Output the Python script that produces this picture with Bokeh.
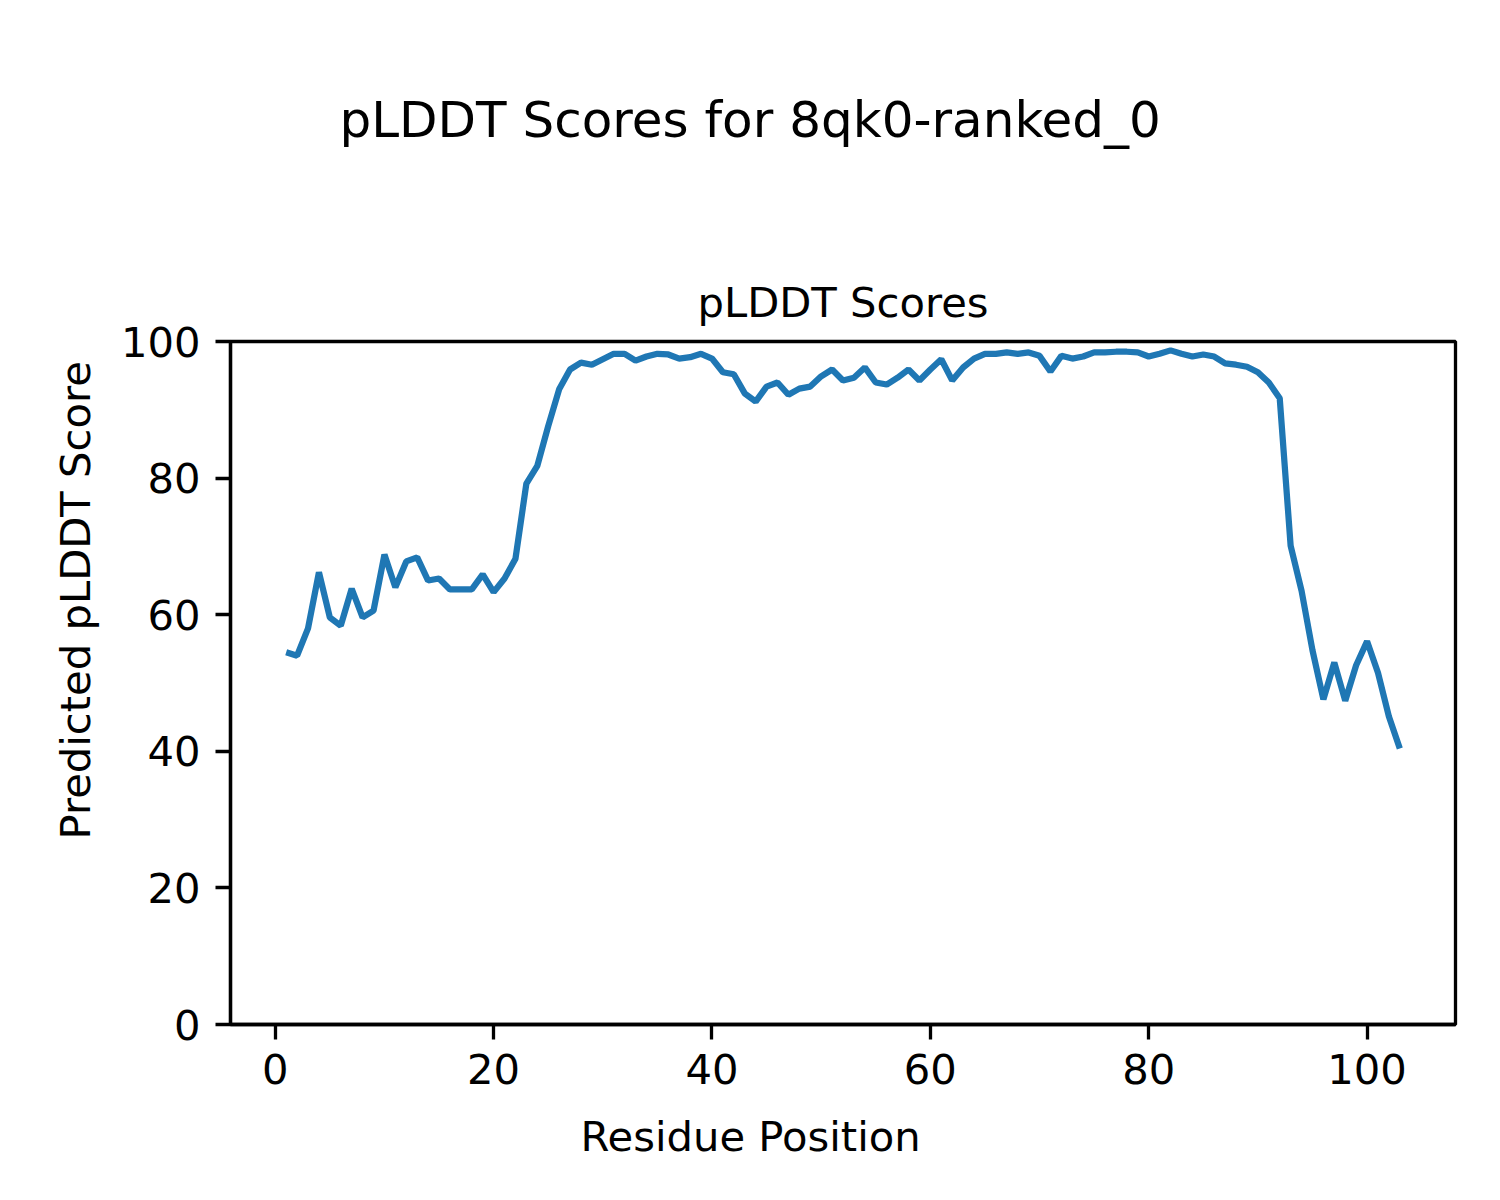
from bokeh.plotting import figure
from bokeh.models import Range1d, FixedTicker, Title, LinearAxis, CustomJSTickFormatter
from bokeh.embed import file_html
from bokeh.resources import INLINE

# ---- data ----
residue = list(range(1, 104))
plddt = [
    54.5, 54.0, 58.0, 66.2, 59.6, 58.4, 63.8, 59.6, 60.6, 68.8,
    64.0, 67.8, 68.4, 65.0, 65.3, 63.7, 63.7, 63.7, 65.9, 63.3,
    65.3, 68.2, 79.2, 81.8, 87.6, 93.0, 95.9, 96.9, 96.6, 97.4,
    98.2, 98.2, 97.2, 97.8, 98.2, 98.1, 97.5, 97.7, 98.2, 97.5,
    95.5, 95.2, 92.4, 91.2, 93.4, 94.0, 92.2, 93.1, 93.4, 94.9,
    95.9, 94.3, 94.7, 96.2, 94.0, 93.7, 94.7, 95.9, 94.3, 95.9,
    97.4, 94.3, 96.2, 97.5, 98.2, 98.2, 98.4, 98.2, 98.4, 97.9,
    95.6, 97.9, 97.5, 97.8, 98.4, 98.4, 98.5, 98.5, 98.4, 97.8,
    98.2, 98.7, 98.2, 97.8, 98.1, 97.8, 96.8, 96.6, 96.3, 95.5,
    94.0, 91.7, 70.1, 63.5, 54.8, 47.6, 53.0, 47.4, 52.6, 56.1,
    51.5, 45.1, 40.4,
]
tick_values = [0, 20, 40, 60, 80, 100]
suptitle = "pLDDT Scores for 8qk0-ranked_0"
axes_title = "pLDDT Scores"
x_label = "Residue Position"
y_label = "Predicted pLDDT Score"

FONT = "DejaVu Sans"
FS = "41.7px"

span = max(residue) - min(residue)
x0 = min(residue) - 0.05 * span
x1 = max(residue) + 0.05 * span

p = figure(
    width=1484, height=1184,
    output_backend="svg", toolbar_location=None,
    x_range=Range1d(x0, x1), y_range=Range1d(0, 100),
    min_border_left=230, min_border_right=29,
    min_border_top=341, min_border_bottom=160,
)
p.background_fill_color = "white"
p.border_fill_color = "white"
p.grid.visible = False
p.outline_line_color = "black"
p.outline_line_width = 3.3

# outermost title: the figure-level title
p.title.text = suptitle
p.title.text_font = FONT
p.title.text_font_size = "50px"
p.title.text_font_style = "normal"
p.title.text_color = "black"
p.title.align = "left"
p.title.offset = 109
p.title.standoff = 0

for ax in (p.xaxis[0], p.yaxis[0]):
    ax.ticker = FixedTicker(ticks=tick_values)
    ax.major_label_text_font = FONT
    ax.major_label_text_font_size = FS
    ax.major_label_text_color = "black"
    ax.major_tick_out = 15
    ax.major_tick_in = 0
    ax.minor_tick_out = 0
    ax.minor_tick_in = 0
    ax.major_tick_line_width = 3.3
    ax.major_tick_line_color = "black"
    ax.axis_line_width = 3.3
    ax.axis_line_color = "black"
p.xaxis[0].major_label_standoff = 14
p.yaxis[0].major_label_standoff = 15

p.line(residue, plddt, line_color="#1f77b4", line_width=6.25)

# axes title, nearest to the frame (first panel above)
p.add_layout(Title(text=axes_title, text_font=FONT, text_font_size=FS,
                   text_font_style="normal", text_color="black",
                   align="center", standoff=30), "above")

# invisible spacer between the axes title and the figure title
spacer = LinearAxis(ticker=FixedTicker(ticks=[x1 - 1]),
                    formatter=CustomJSTickFormatter(code="return ''"),
                    axis_line_color=None,
                    major_tick_line_color="white", major_tick_line_width=1,
                    minor_tick_line_color=None,
                    major_tick_out=112, major_tick_in=0, minor_tick_out=0,
                    minor_tick_in=0, major_label_standoff=0,
                    major_label_text_font_size="1px")
p.add_layout(spacer, "above")

# figure-level axis labels (centred on the figure, not on the frame)
p.add_layout(Title(text=x_label, text_font=FONT, text_font_size=FS,
                   text_font_style="normal", text_color="black",
                   align="left", offset=350, standoff=47), "below")
p.add_layout(Title(text=y_label, text_font=FONT, text_font_size=FS,
                   text_font_style="normal", text_color="black",
                   align="left", offset=185, standoff=35), "left")

open("out.html", "w").write(file_html(p, INLINE))
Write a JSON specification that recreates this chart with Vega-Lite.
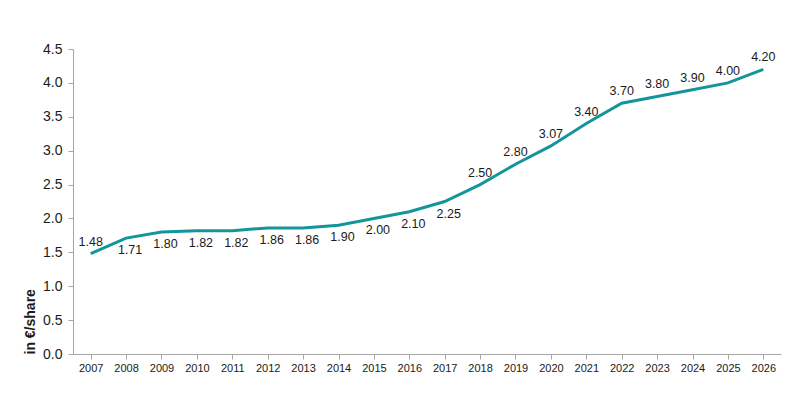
{
  "$schema": "https://vega.github.io/schema/vega-lite/v6.json",
  "autosize": {"type": "none"},
  "width": 708,
  "height": 305,
  "padding": {"left": 73, "top": 49, "right": 19, "bottom": 57},
  "background": "white",
  "config": {
    "view": {"stroke": null},
    "font": "Liberation Sans",
    "axis": {"grid": false, "domainColor": "#a6a6a6", "tickColor": "#a6a6a6", "labelColor": "#1a1a1a", "titleColor": "#1a1a1a"}
  },
  "data": {
    "values": [
      {"year": "2007", "value": 1.48},
      {"year": "2008", "value": 1.71},
      {"year": "2009", "value": 1.80},
      {"year": "2010", "value": 1.82},
      {"year": "2011", "value": 1.82},
      {"year": "2012", "value": 1.86},
      {"year": "2013", "value": 1.86},
      {"year": "2014", "value": 1.90},
      {"year": "2015", "value": 2.00},
      {"year": "2016", "value": 2.10},
      {"year": "2017", "value": 2.25},
      {"year": "2018", "value": 2.50},
      {"year": "2019", "value": 2.80},
      {"year": "2020", "value": 3.07},
      {"year": "2021", "value": 3.40},
      {"year": "2022", "value": 3.70},
      {"year": "2023", "value": 3.80},
      {"year": "2024", "value": 3.90},
      {"year": "2025", "value": 4.00},
      {"year": "2026", "value": 4.20}
    ]
  },
  "encoding": {
    "x": {
      "field": "year", "type": "ordinal", "sort": null,
      "scale": {"type": "point", "padding": 0.5},
      "axis": {"title": null, "labelAngle": 0, "labelFontSize": 11, "tickSize": 5, "labelPadding": 3, "domainWidth": 1}
    },
    "y": {
      "field": "value", "type": "quantitative",
      "scale": {"domain": [0, 4.5], "nice": false, "zero": true},
      "axis": {
        "values": [0, 0.5, 1, 1.5, 2, 2.5, 3, 3.5, 4, 4.5],
        "format": ".1f",
        "title": "in €/share",
        "titleFontSize": 14,
        "titleFontWeight": "bold",
        "titleAnchor": "start",
        "titlePadding": 5,
        "labelFontSize": 14,
        "tickSize": 5,
        "labelPadding": 6
      }
    }
  },
  "layer": [
    {"mark": {"type": "line", "color": "#13969b", "strokeWidth": 3}},
    {
      "transform": [{"filter": "datum.year < '2008' || datum.year > '2017'"}],
      "mark": {"type": "text", "fontSize": 12.5, "dy": -12, "baseline": "middle", "color": "#1a1a1a"},
      "encoding": {"text": {"field": "value", "type": "quantitative", "format": ".2f"}}
    },
    {
      "transform": [{"filter": "datum.year >= '2008' && datum.year <= '2017'"}],
      "mark": {"type": "text", "fontSize": 12.5, "dy": 12, "dx": 4, "baseline": "middle", "color": "#1a1a1a"},
      "encoding": {"text": {"field": "value", "type": "quantitative", "format": ".2f"}}
    }
  ]
}
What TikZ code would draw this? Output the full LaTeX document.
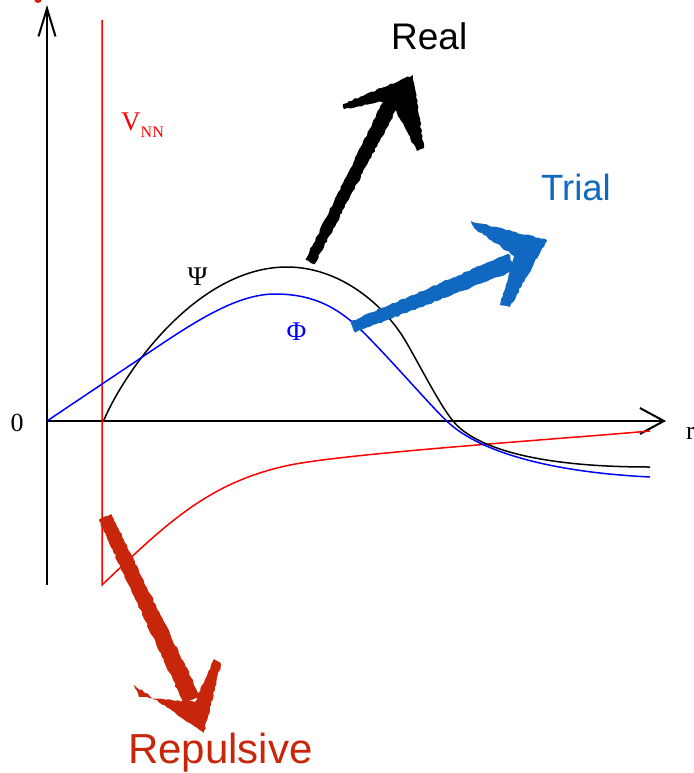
\documentclass[tikz,border=0pt]{standalone}
\usepackage{fontspec}
\setmainfont{Liberation Serif}
\newfontfamily\arialf{Liberation Sans}
\usetikzlibrary{arrows.meta,decorations.pathmorphing}
\definecolor{realc}{RGB}{0,0,0}
\definecolor{trialc}{RGB}{16,104,192}
\definecolor{repc}{RGB}{200,38,10}
\definecolor{potred}{RGB}{255,0,0}
\definecolor{phiblue}{RGB}{0,0,255}
\tikzset{
  axisline/.style={line width=2pt,black},
  curve/.style={line width=1.5pt},
  brush/.style={decorate,decoration={random steps,segment length=3pt,amplitude=0.8pt}},
  biglabel/.style={font=\arialf\fontsize{#1}{#1}\selectfont,inner sep=0pt},
}
\begin{document}
\begin{tikzpicture}[x=1pt,y=-1pt]
\useasboundingbox (0,0) rectangle (693,773);
\clip (0,0) rectangle (693,773);
% axes
\coordinate (o) at (47,421);
\coordinate (ybot) at (47,585);
\coordinate (ytop) at (47,5);
\coordinate (xend) at (666,421);
\draw[axisline,-{Straight Barb[length=28pt,width=17pt,line width=2pt]}] (ybot) -- (ytop);
\draw[axisline,-{Straight Barb[length=24pt,width=26pt,line width=2pt]}] (o) -- (xend);
\fill[repc] (38,-1) circle (4);
% potential
\coordinate (vtop) at (102,20);
\coordinate (vbot) at (102,585);
\draw[curve,potred] (vtop) -- (vbot)
  .. controls (165,525) and (208,482) .. (290,465)
  .. controls (350,453) and (560,439) .. (650,431);
% Psi (real)
\draw[curve,black] (103.5,421)
  .. controls (125,370) and (198,267) .. (287,267)
  .. controls (340,267) and (385,305) .. (406.7,343)
  .. controls (425,375) and (440,405) .. (453,421)
  .. controls (470,442) and (520,467) .. (650,467);
% Phi (trial)
\draw[curve,phiblue] (o) -- (120,372)
  .. controls (180,332) and (230,294) .. (275,294)
  .. controls (320,294) and (345,313) .. (370,339)
  .. controls (400,370) and (430,405) .. (446.7,421)
  .. controls (462,436) and (510,470) .. (650,477);
% sketchy arrows
\fill[brush,realc] (314.5,264.3) -- (305.5,259.7) -- (387.9,91.4) -- (402.1,98.6) -- cycle;
\fill[brush,realc] (413,75) -- (343,104) -- (344,109) -- (390,100) -- (417,151) -- (424,148) -- cycle;
\fill[brush,trialc] (355.3,332.6) -- (350.7,321.4) -- (508.6,253.7) -- (515.4,270.3) -- cycle;
\fill[brush,trialc] (547,240) -- (471,221) -- (474,228) -- (514,256) -- (500,305) -- (510,307) -- cycle;
\fill[brush,repc] (111.3,514) -- (98.7,520) -- (183.9,703.9) -- (200.1,696.1) -- cycle;
\fill[brush,repc] (204,733) -- (134,685) -- (139,697) -- (195,702) -- (214,659) -- (221,664) -- cycle;
% labels
\node[biglabel=37pt,anchor=base west] (real) at (391,50) {Real};
\node[biglabel=36.5pt,anchor=base west,text=trialc] (trial) at (541,200) {Trial};
\node[biglabel=42pt,anchor=base west,text=repc] (rep) at (128,763) {Repulsive};
\node[inner sep=0pt,anchor=base west,text=potred,font=\fontsize{27pt}{27pt}\selectfont] (vnn) at (121,130) {V\raisebox{-7pt}{\fontsize{16pt}{16pt}\selectfont NN}};
\node[inner sep=0pt,anchor=base,font=\fontsize{26pt}{26pt}\selectfont] (zero) at (17,431) {0};
\node[inner sep=0pt,anchor=base west,font=\fontsize{26pt}{26pt}\selectfont] (rlab) at (686,439) {r};
\node[inner sep=0pt,anchor=base,font=\fontsize{27pt}{27pt}\selectfont] (psi) at (197.5,285) {Ψ};
\node[inner sep=0pt,anchor=base,text=phiblue,font=\fontsize{27pt}{27pt}\selectfont] (phi) at (296.5,340) {Φ};
\end{tikzpicture}
\end{document}
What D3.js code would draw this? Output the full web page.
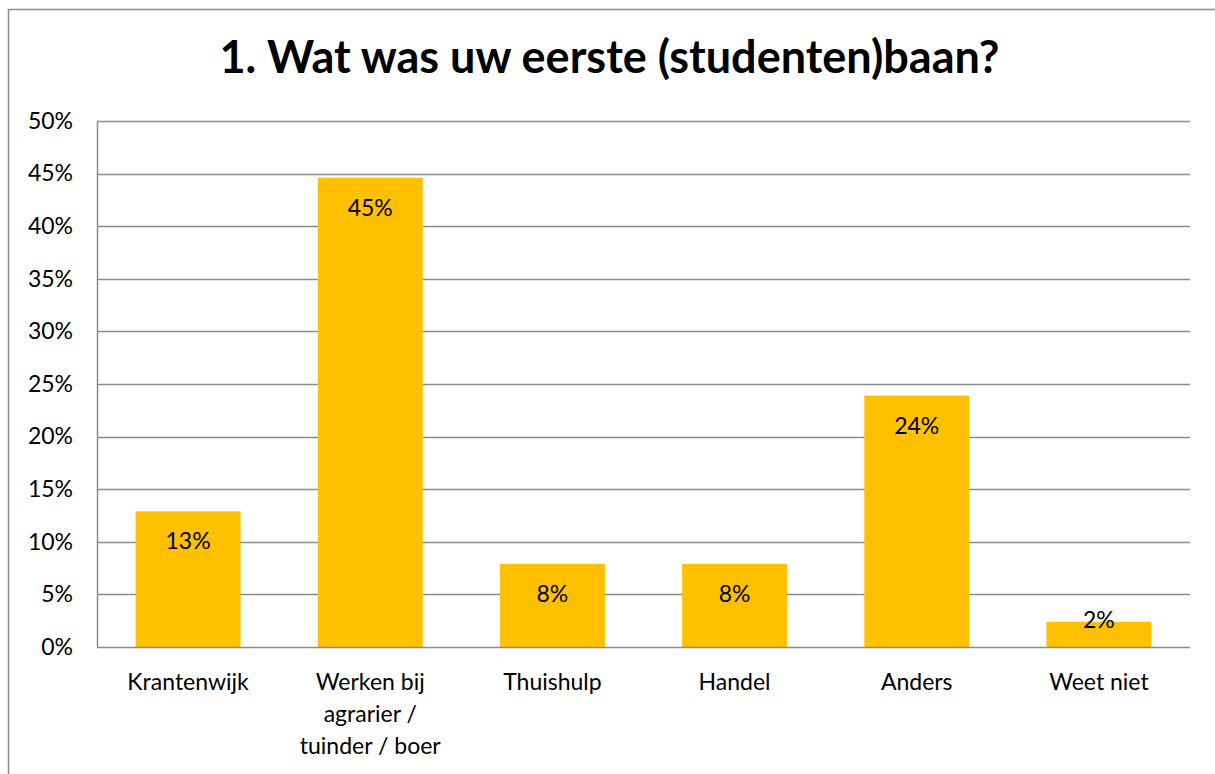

________________________________________

What is the number of lines that hold the string "this"? Reply with that number alone.

4